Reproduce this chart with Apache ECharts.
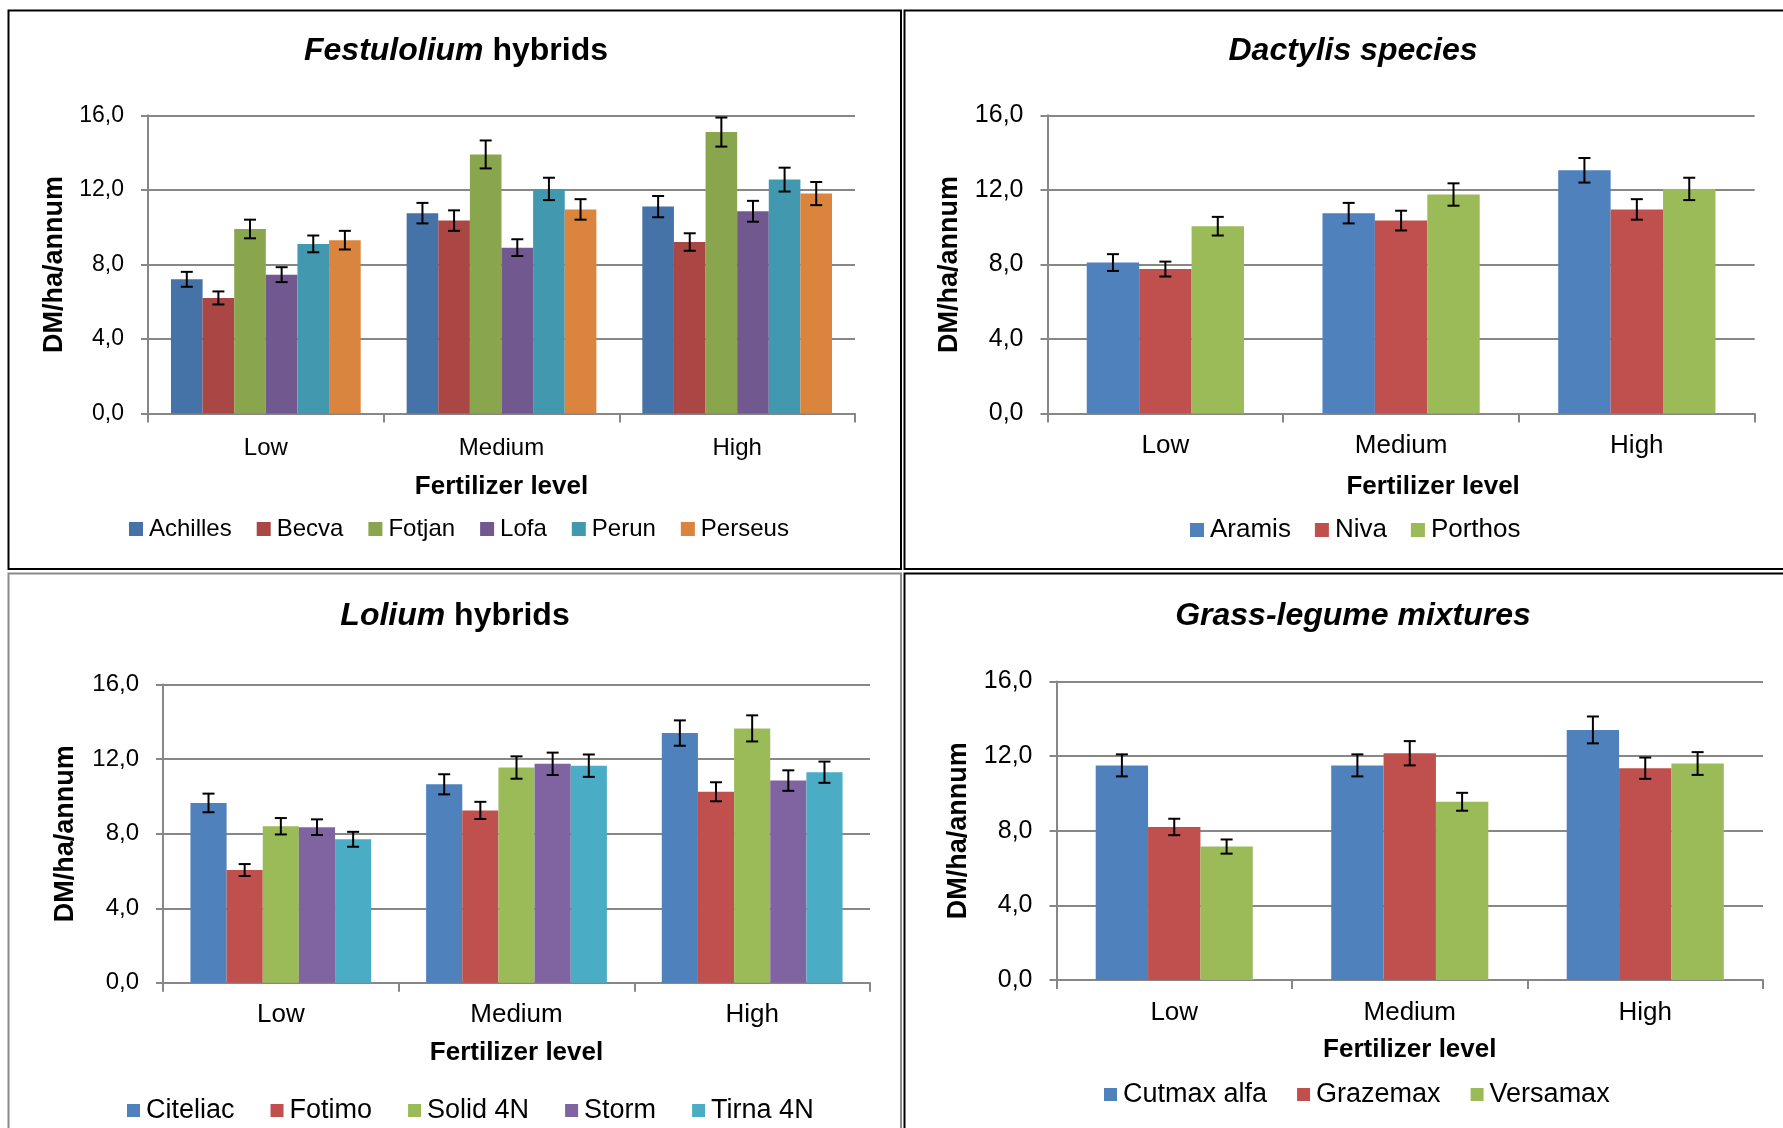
<!DOCTYPE html>
<html>
<head>
<meta charset="utf-8">
<script src="https://cdn.jsdelivr.net/npm/echarts@6/dist/echarts.min.js"></script>
<style>
html,body{margin:0;padding:0;background:#fff;}
#c{width:1783px;height:1128px;}
</style>
</head>
<body>
<div id="c"></div>
<script>
// ---------- DATA ----------
const categories = ['Low', 'Medium', 'High'];
const yTickLabels = ['0,0', '4,0', '8,0', '12,0', '16,0'];

// Festulolium hybrids
const festNames = ['Achilles', 'Becva', 'Fotjan', 'Lofa', 'Perun', 'Perseus'];
const achilles = [7.2, 10.75, 11.1];
const becva = [6.2, 10.35, 9.2];
const fotjan = [9.9, 13.9, 15.1];
const lofa = [7.45, 8.9, 10.85];
const perun = [9.1, 12.05, 12.55];
const perseus = [9.3, 10.95, 11.8];
const achillesErr = [0.4, 0.55, 0.57];
const becvaErr = [0.35, 0.55, 0.47];
const fotjanErr = [0.5, 0.75, 0.78];
const lofaErr = [0.4, 0.45, 0.56];
const perunErr = [0.45, 0.6, 0.64];
const perseusErr = [0.5, 0.55, 0.62];

// Dactylis species
const dactNames = ['Aramis', 'Niva', 'Porthos'];
const aramis = [8.1, 10.75, 13.05];
const niva = [7.75, 10.35, 10.95];
const porthos = [10.05, 11.75, 12.05];
const aramisErr = [0.45, 0.55, 0.66];
const nivaErr = [0.4, 0.53, 0.55];
const porthosErr = [0.5, 0.6, 0.6];

// Lolium hybrids
const lolNames = ['Citeliac', 'Fotimo', 'Solid 4N', 'Storm', 'Tirna 4N'];
const citeliac = [9.65, 10.65, 13.4];
const fotimo = [6.05, 9.25, 10.25];
const solid4n = [8.4, 11.55, 13.65];
const storm = [8.35, 11.75, 10.85];
const tirna4n = [7.7, 11.65, 11.3];
const citeliacErr = [0.5, 0.54, 0.68];
const fotimoErr = [0.32, 0.46, 0.51];
const solid4nErr = [0.44, 0.6, 0.7];
const stormErr = [0.42, 0.6, 0.55];
const tirna4nErr = [0.4, 0.6, 0.57];

// Grass-legume mixtures
const mixNames = ['Cutmax alfa', 'Grazemax', 'Versamax'];
const cutmax = [11.5, 11.5, 13.4];
const grazemax = [8.2, 12.15, 11.35];
const versamax = [7.15, 9.55, 11.6];
const cutmaxErr = [0.59, 0.59, 0.72];
const grazemaxErr = [0.44, 0.65, 0.57];
const versamaxErr = [0.38, 0.48, 0.61];

// ---------- STYLE ----------
const FONT = '"Liberation Sans", Arial, sans-serif';
const GRID_COLOR = '#878787';
const pal1 = ['#4572A7', '#AA4643', '#89A54E', '#71588F', '#4198AF', '#DB843D'];
const pal2 = ['#4F81BD', '#C0504D', '#9BBB59', '#8064A2', '#4BACC6'];

const panels = [
  { title: '{i|Festulolium} hybrids', names: festNames,
    values: [achilles, becva, fotjan, lofa, perun, perseus],
    errs: [achillesErr, becvaErr, fotjanErr, lofaErr, perunErr, perseusErr],
    colors: pal1, gap: 0.195,
    grid: { left: 148, top: 115.3, width: 707, height: 298.2 },
    titleX: 451, titleTop: 30, titleSize: 32, labelSize: 24, labelMargin: 23, nameGap: 60, namePad: 0,
    tickSize: 23, yNameGap: 80,
    legend: { left: 129, top: 517, gap: 25, size: 24, icon: 14 } },
  { title: '{i|Dactylis species}', names: dactNames,
    values: [aramis, niva, porthos],
    errs: [aramisErr, nivaErr, porthosErr],
    colors: pal2, gap: 0.333,
    grid: { left: 1047.5, top: 115.3, width: 707.2, height: 298.2 },
    titleX: 1348, titleTop: 30, titleSize: 32, labelSize: 26, labelMargin: 19, nameGap: 60, namePad: 64,
    tickSize: 25, yNameGap: 84,
    legend: { left: 1190, top: 517, gap: 24, size: 26, icon: 14 } },
  { title: '{i|Lolium} hybrids', names: lolNames,
    values: [citeliac, fotimo, solid4n, storm, tirna4n],
    errs: [citeliacErr, fotimoErr, solid4nErr, stormErr, tirna4nErr],
    colors: pal2, gap: 0.233,
    grid: { left: 163, top: 684.6, width: 707, height: 298.2 },
    titleX: 450, titleTop: 595, titleSize: 32, labelSize: 26, labelMargin: 19, nameGap: 57, namePad: 0,
    tickSize: 24, yNameGap: 84,
    legend: { left: 127, top: 1097, gap: 36, size: 27, icon: 13 } },
  { title: '{i|Grass-legume mixtures}', names: mixNames,
    values: [cutmax, grazemax, versamax],
    errs: [cutmaxErr, grazemaxErr, versamaxErr],
    colors: pal2, gap: 0.333,
    grid: { left: 1056.5, top: 681.4, width: 706.5, height: 298.6 },
    titleX: 1348, titleTop: 595, titleSize: 32, labelSize: 26, labelMargin: 20, nameGap: 57, namePad: 0,
    tickSize: 25, yNameGap: 84,
    legend: { left: 1104, top: 1081, gap: 30, size: 27, icon: 13 } }
];

function errRenderer(i, n, gap) {
  return function (params, api) {
    const idx = api.value(0), v = api.value(1), e = api.value(2);
    const c = api.coord([idx, v]);
    const catW = api.size([1, 0])[0];
    const inner = catW * (1 - gap);
    const bw = inner / n;
    const x = c[0] - inner / 2 + (i + 0.5) * bw;
    const yt = api.coord([idx, v + e])[1];
    const yb = api.coord([idx, v - e])[1];
    const hw = 6;
    const st = { stroke: '#000', lineWidth: 2 };
    return { type: 'group', children: [
      { type: 'line', shape: { x1: x, y1: yt, x2: x, y2: yb }, style: st },
      { type: 'line', shape: { x1: x - hw, y1: yt, x2: x + hw, y2: yt }, style: st },
      { type: 'line', shape: { x1: x - hw, y1: yb, x2: x + hw, y2: yb }, style: st }
    ] };
  };
}

const option = {
  backgroundColor: '#fff',
  animation: false,
  title: [], grid: [], xAxis: [], yAxis: [], legend: [], series: [],
  graphic: [
    { type: 'rect', shape: { x: 8.5, y: 10.5, width: 892.5, height: 558.5 }, style: { fill: 'none', stroke: '#000', lineWidth: 2 } },
    { type: 'rect', shape: { x: 904.5, y: 10.5, width: 900, height: 558.5 }, style: { fill: 'none', stroke: '#000', lineWidth: 2 } },
    { type: 'rect', shape: { x: 8.5, y: 573.5, width: 892.5, height: 600 }, style: { fill: 'none', stroke: '#8a8a8a', lineWidth: 2 } },
    { type: 'rect', shape: { x: 904.5, y: 573.5, width: 900, height: 600 }, style: { fill: 'none', stroke: '#000', lineWidth: 2 } }
  ]
};

panels.forEach((p, g) => {
  option.title.push({
    text: p.title, left: p.titleX, top: p.titleTop, textAlign: 'center',
    textStyle: { fontFamily: FONT, fontSize: p.titleSize, fontWeight: 'bold', color: '#000',
      rich: { i: { fontFamily: FONT, fontSize: p.titleSize, fontWeight: 'bold', fontStyle: 'italic', color: '#000' } } }
  });
  option.grid.push(Object.assign({ containLabel: false }, p.grid));
  option.xAxis.push({
    type: 'category', gridIndex: g, data: categories,
    name: 'Fertilizer level', nameLocation: 'middle', nameGap: p.nameGap,
    nameTextStyle: { fontFamily: FONT, fontSize: 26, fontWeight: 'bold', color: '#000', padding: [0, 0, 0, p.namePad] },
    axisLine: { lineStyle: { color: GRID_COLOR, width: 2 } },
    axisTick: { show: true, length: 9, lineStyle: { color: GRID_COLOR, width: 2 } },
    axisLabel: { fontFamily: FONT, fontSize: p.labelSize, color: '#000', margin: p.labelMargin },
    splitLine: { show: false }
  });
  option.yAxis.push({
    type: 'value', gridIndex: g, min: 0, max: 16, interval: 4,
    name: 'DM/ha/annum', nameLocation: 'middle', nameGap: p.yNameGap,
    nameTextStyle: { fontFamily: FONT, fontSize: 27, fontWeight: 'bold', color: '#000' },
    axisLine: { show: true, lineStyle: { color: GRID_COLOR, width: 2 } },
    axisTick: { show: true, length: 7, lineStyle: { color: GRID_COLOR, width: 2 } },
    axisLabel: { fontFamily: FONT, fontSize: p.tickSize, color: '#000', margin: 24,
      formatter: v => yTickLabels[Math.round(v / 4)] },
    splitLine: { show: true, lineStyle: { color: GRID_COLOR, width: 2 } }
  });
  option.legend.push({
    data: p.names, left: p.legend.left, top: p.legend.top, orient: 'horizontal',
    padding: 0, itemGap: p.legend.gap, itemWidth: p.legend.icon, itemHeight: p.legend.icon,
    icon: 'rect', selectedMode: false,
    textStyle: { fontFamily: FONT, fontSize: p.legend.size, color: '#000', padding: [0, 0, 0, 1] }
  });
  const n = p.names.length;
  p.names.forEach((name, i) => {
    option.series.push({
      type: 'bar', name: name, xAxisIndex: g, yAxisIndex: g,
      data: p.values[i], barGap: '0%', barCategoryGap: (p.gap * 100) + '%',
      itemStyle: { color: p.colors[i] }
    });
  });
  p.names.forEach((name, i) => {
    option.series.push({
      type: 'custom', name: name + ' error', xAxisIndex: g, yAxisIndex: g,
      renderItem: errRenderer(i, n, p.gap), z: 10,
      encode: { x: 0, y: 1 },
      data: categories.map((c, k) => [k, p.values[i][k], p.errs[i][k]])
    });
  });
});

const chart = echarts.init(document.getElementById('c'), null, { renderer: 'canvas' });
chart.setOption(option);
</script>
</body>
</html>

=-=-=-=-=

Task description: Starting with the first line of the data above and ending with the line containing "const porthosErr = [0.5, 0.6, 0.6];", please restate every line exactly, leaving images out.

Output for this task:
Reproduce this chart with Apache ECharts.
<!DOCTYPE html>
<html>
<head>
<meta charset="utf-8">
<script src="https://cdn.jsdelivr.net/npm/echarts@6/dist/echarts.min.js"></script>
<style>
html,body{margin:0;padding:0;background:#fff;}
#c{width:1783px;height:1128px;}
</style>
</head>
<body>
<div id="c"></div>
<script>
// ---------- DATA ----------
const categories = ['Low', 'Medium', 'High'];
const yTickLabels = ['0,0', '4,0', '8,0', '12,0', '16,0'];

// Festulolium hybrids
const festNames = ['Achilles', 'Becva', 'Fotjan', 'Lofa', 'Perun', 'Perseus'];
const achilles = [7.2, 10.75, 11.1];
const becva = [6.2, 10.35, 9.2];
const fotjan = [9.9, 13.9, 15.1];
const lofa = [7.45, 8.9, 10.85];
const perun = [9.1, 12.05, 12.55];
const perseus = [9.3, 10.95, 11.8];
const achillesErr = [0.4, 0.55, 0.57];
const becvaErr = [0.35, 0.55, 0.47];
const fotjanErr = [0.5, 0.75, 0.78];
const lofaErr = [0.4, 0.45, 0.56];
const perunErr = [0.45, 0.6, 0.64];
const perseusErr = [0.5, 0.55, 0.62];

// Dactylis species
const dactNames = ['Aramis', 'Niva', 'Porthos'];
const aramis = [8.1, 10.75, 13.05];
const niva = [7.75, 10.35, 10.95];
const porthos = [10.05, 11.75, 12.05];
const aramisErr = [0.45, 0.55, 0.66];
const nivaErr = [0.4, 0.53, 0.55];
const porthosErr = [0.5, 0.6, 0.6];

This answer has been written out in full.